→ **EXERCISE PROMPT**
Retype the opening lines of the data exactly, stopping after the line that contains "(hleft -| gbr);". Skip every picture.

→ **SUPPLIED MATERIAL**
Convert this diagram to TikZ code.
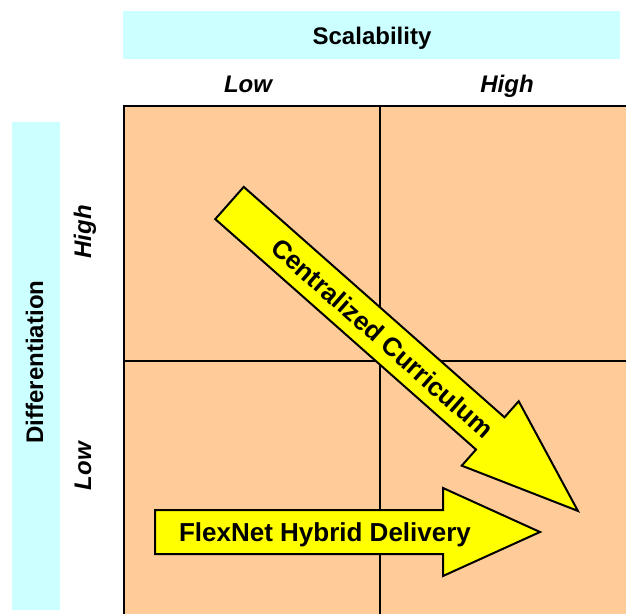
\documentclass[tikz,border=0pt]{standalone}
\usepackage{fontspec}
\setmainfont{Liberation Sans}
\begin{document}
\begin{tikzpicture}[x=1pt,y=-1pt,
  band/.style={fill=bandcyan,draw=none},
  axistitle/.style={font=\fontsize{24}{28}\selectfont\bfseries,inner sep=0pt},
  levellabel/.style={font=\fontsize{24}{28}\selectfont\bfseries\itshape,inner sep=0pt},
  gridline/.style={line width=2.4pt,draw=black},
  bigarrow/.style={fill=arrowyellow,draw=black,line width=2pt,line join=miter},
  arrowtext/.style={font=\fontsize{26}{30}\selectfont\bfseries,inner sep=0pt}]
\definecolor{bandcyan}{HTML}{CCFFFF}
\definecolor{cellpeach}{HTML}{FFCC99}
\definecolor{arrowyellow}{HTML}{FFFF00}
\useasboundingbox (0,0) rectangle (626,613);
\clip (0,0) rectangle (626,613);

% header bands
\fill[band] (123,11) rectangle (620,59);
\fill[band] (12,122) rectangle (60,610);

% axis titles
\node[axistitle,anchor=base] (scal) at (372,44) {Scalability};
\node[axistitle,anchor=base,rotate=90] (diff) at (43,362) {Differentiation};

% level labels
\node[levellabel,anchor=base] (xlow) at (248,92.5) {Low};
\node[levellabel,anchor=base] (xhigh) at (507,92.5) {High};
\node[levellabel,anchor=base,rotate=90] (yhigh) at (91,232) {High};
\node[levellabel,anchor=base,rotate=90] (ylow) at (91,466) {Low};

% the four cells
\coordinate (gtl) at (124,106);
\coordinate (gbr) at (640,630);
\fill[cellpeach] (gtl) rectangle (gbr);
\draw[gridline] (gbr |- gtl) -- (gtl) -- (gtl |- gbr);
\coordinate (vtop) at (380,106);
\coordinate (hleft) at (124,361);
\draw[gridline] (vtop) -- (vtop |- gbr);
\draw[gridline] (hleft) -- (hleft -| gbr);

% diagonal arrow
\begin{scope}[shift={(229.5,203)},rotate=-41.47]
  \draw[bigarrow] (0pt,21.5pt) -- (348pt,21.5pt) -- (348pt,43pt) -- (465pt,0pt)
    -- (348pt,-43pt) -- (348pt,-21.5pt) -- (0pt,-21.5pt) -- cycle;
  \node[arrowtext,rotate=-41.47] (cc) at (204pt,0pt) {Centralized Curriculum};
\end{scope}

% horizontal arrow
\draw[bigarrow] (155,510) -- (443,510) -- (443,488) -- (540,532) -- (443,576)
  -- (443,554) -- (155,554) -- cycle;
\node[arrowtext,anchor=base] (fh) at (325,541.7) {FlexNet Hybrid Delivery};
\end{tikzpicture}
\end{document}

→ **SOLUTION FOR THIS TASK**
Convert this diagram to TikZ code.
\documentclass[tikz,border=0pt]{standalone}
\usepackage{fontspec}
\setmainfont{Liberation Sans}
\begin{document}
\begin{tikzpicture}[x=1pt,y=-1pt,
  band/.style={fill=bandcyan,draw=none},
  axistitle/.style={font=\fontsize{24}{28}\selectfont\bfseries,inner sep=0pt},
  levellabel/.style={font=\fontsize{24}{28}\selectfont\bfseries\itshape,inner sep=0pt},
  gridline/.style={line width=2.4pt,draw=black},
  bigarrow/.style={fill=arrowyellow,draw=black,line width=2pt,line join=miter},
  arrowtext/.style={font=\fontsize{26}{30}\selectfont\bfseries,inner sep=0pt}]
\definecolor{bandcyan}{HTML}{CCFFFF}
\definecolor{cellpeach}{HTML}{FFCC99}
\definecolor{arrowyellow}{HTML}{FFFF00}
\useasboundingbox (0,0) rectangle (626,613);
\clip (0,0) rectangle (626,613);

% header bands
\fill[band] (123,11) rectangle (620,59);
\fill[band] (12,122) rectangle (60,610);

% axis titles
\node[axistitle,anchor=base] (scal) at (372,44) {Scalability};
\node[axistitle,anchor=base,rotate=90] (diff) at (43,362) {Differentiation};

% level labels
\node[levellabel,anchor=base] (xlow) at (248,92.5) {Low};
\node[levellabel,anchor=base] (xhigh) at (507,92.5) {High};
\node[levellabel,anchor=base,rotate=90] (yhigh) at (91,232) {High};
\node[levellabel,anchor=base,rotate=90] (ylow) at (91,466) {Low};

% the four cells
\coordinate (gtl) at (124,106);
\coordinate (gbr) at (640,630);
\fill[cellpeach] (gtl) rectangle (gbr);
\draw[gridline] (gbr |- gtl) -- (gtl) -- (gtl |- gbr);
\coordinate (vtop) at (380,106);
\coordinate (hleft) at (124,361);
\draw[gridline] (vtop) -- (vtop |- gbr);
\draw[gridline] (hleft) -- (hleft -| gbr);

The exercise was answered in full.